1. Field of the Invention
The present invention relates to a method for manufacturing a colorless transparent polyimide film for flexible displays, and more particularly, to a method for increasing the optical transmittance of a polyimide substrate with glass fabric reinforced for flexible displays.
2. Description of the Related Art
Various flat panel displays using such techniques as e-paper displays (EPD), plasma displays (PDP), liquid crystal displays (LCD), and organic light emitting displays (OLED) are being utilized in TV sets, mobile phones, monitors, e-books, and mobile devices, among others.
In next generation, however, flexible displays which are portable and convenient to use regardless of time and place, are expected to be widely employed in electronic devices, such as mobile phones, portable terminals, and laptop computers.
A substrate for flexible displays has to possess mechanical flexibility for flexible displays to be easily bendable, rollable, or foldable. While a flat panel display uses a glass substrate, flexible displays should have a mechanically flexible substrate. A very thin glass plate, a thin stainless steel plate, or a plastic film may be used as a flexible substrate, but a very thin glass plate and a stainless steel plate have limitations in terms of flexibility. Thus, the use of a plastic film is the most favorable.
A plastic film substrate has significantly higher mechanical flexibility but has inferior tensile strength compared with glass substrates. When glass fabric is reinforced in a plastic film, the tensile strength of the plastic film may be enhanced as fiber-reinforced plastic.
With the goal of manufacturing a display device, a thin film transistor (TFT) should be provided on a substrate to control the switching and luminance of individual pixels. Currently available TFTs use amorphous silicon, oxide, and organic materials, among others. In the case of amorphous silicon, which exhibits very stable performance, the minimum processing temperature necessary for deposition and thermal treatment is approximately 230° C. When a plastic substrate is subjected to a TFT thin film process at 230° C. and then cooled to room temperature, the TFT thin film may be stripped from the plastic substrate because of a difference in the coefficient of thermal expansion (CTE) between the plastic substrate and the TFT thin film material. To prevent this occurrence, the CTE of the substrate should be approximately 10 ppm/° C.
The CTE of plastic is typically at least 50 ppm/° C. When glass fabric with a CTE of approximately 5 ppm/° C. is reinforced in plastic film, the CTE of the substrate may be reduced to about 10 ppm/° C.
For this reason, glass fabric is reinforced in plastic film to enhance the thermal and mechanical properties of a substrate for a flexible display. In this case, however, if the refractive index of the glass fabric differs from that of the plastic film, light may be scattered by the glass fabric, such that the substrate becomes optically opaque. This condition prevents the use of the above substrate for a flexible display.
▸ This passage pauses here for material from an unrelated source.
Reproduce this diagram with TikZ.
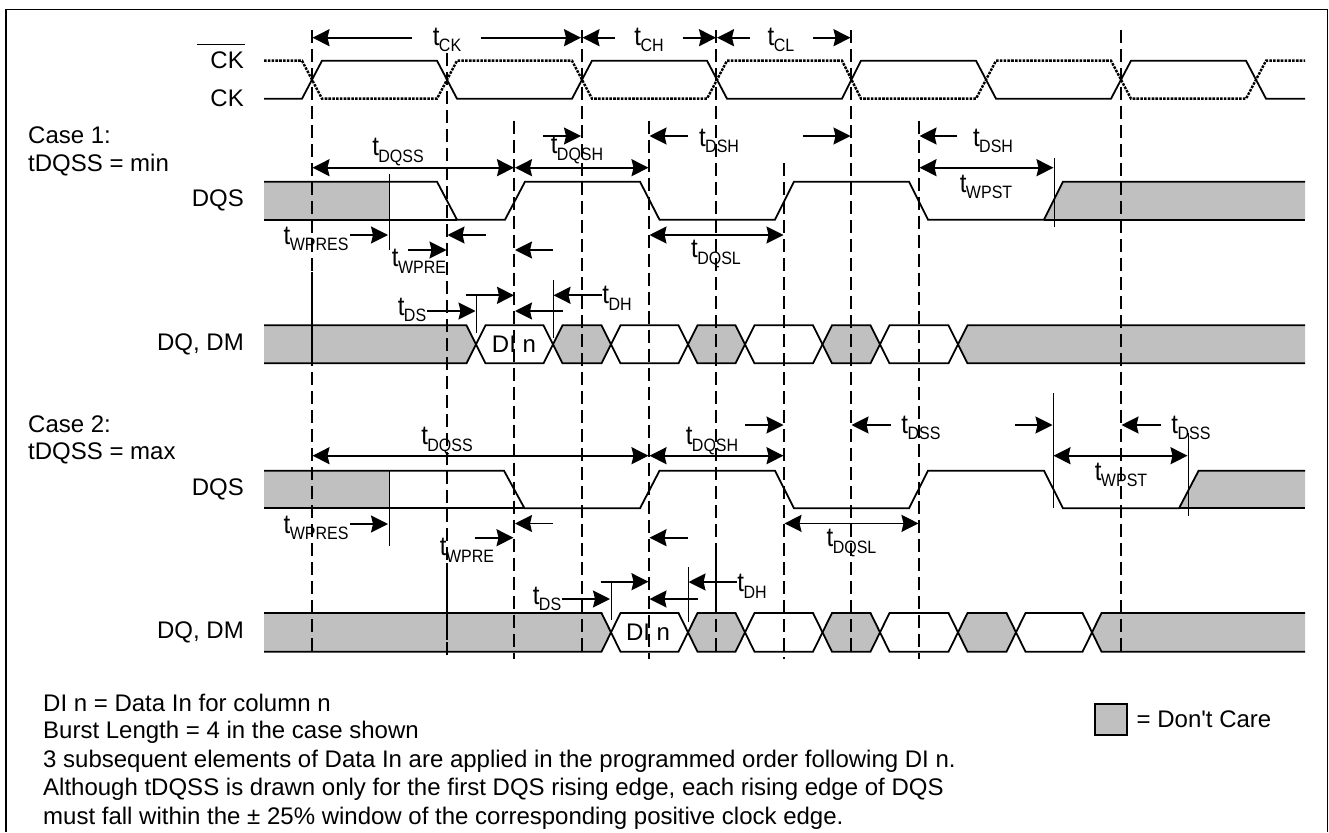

Opacity increases in proportion to an increase in the difference in refractive index between the glass fabric and the plastic film. The substrate for a flexible display has to have an optical transmittance of approximately 85% or more. Thus, the refractive indexes of the glass fabric and the plastic film should be maximally matched to ensure the high optical transmittance and transparency of the substrate.
The refractive index of a typical plastic resulting from polymerization of monomers is determined by the monomer. Unless the refractive index of a plastic made of a given monomer coincides with that of the glass fabric, matching the refractive index of a given plastic to that of glass fabric becomes very difficult.
To solve such problems, techniques for adjusting the refractive index of a plastic by dispersing metal nanoparticles in the plastic have been proposed (S. Kubo, A. Diaz, Y. Tang, T. S. Mayer, I. C. Khoo, T. E. Mallouk, Nano Letters, vol. 7, 3418-3423, 2007; S. Mahendia, A. K. Tomar, P. K. Goyal, S. Kumar, J. Appl. Phys. vol. 113, 073103, 2013; S. K. Medda, M. Mitra, S. De, S. Pal, G. De, PRAMANA-Journal of Physics, vol. 65, 931-936, 2005; Korean Patent Application Publication No. 10-2011-0000195 “Plastic substrate and Device including the same”, etc.). However, the problem of remarkably reduced optical transmittance attributed to light absorption by metal nanoparticles occurs. In this case, the use of such plastic as a substrate for flexible displays becomes difficult.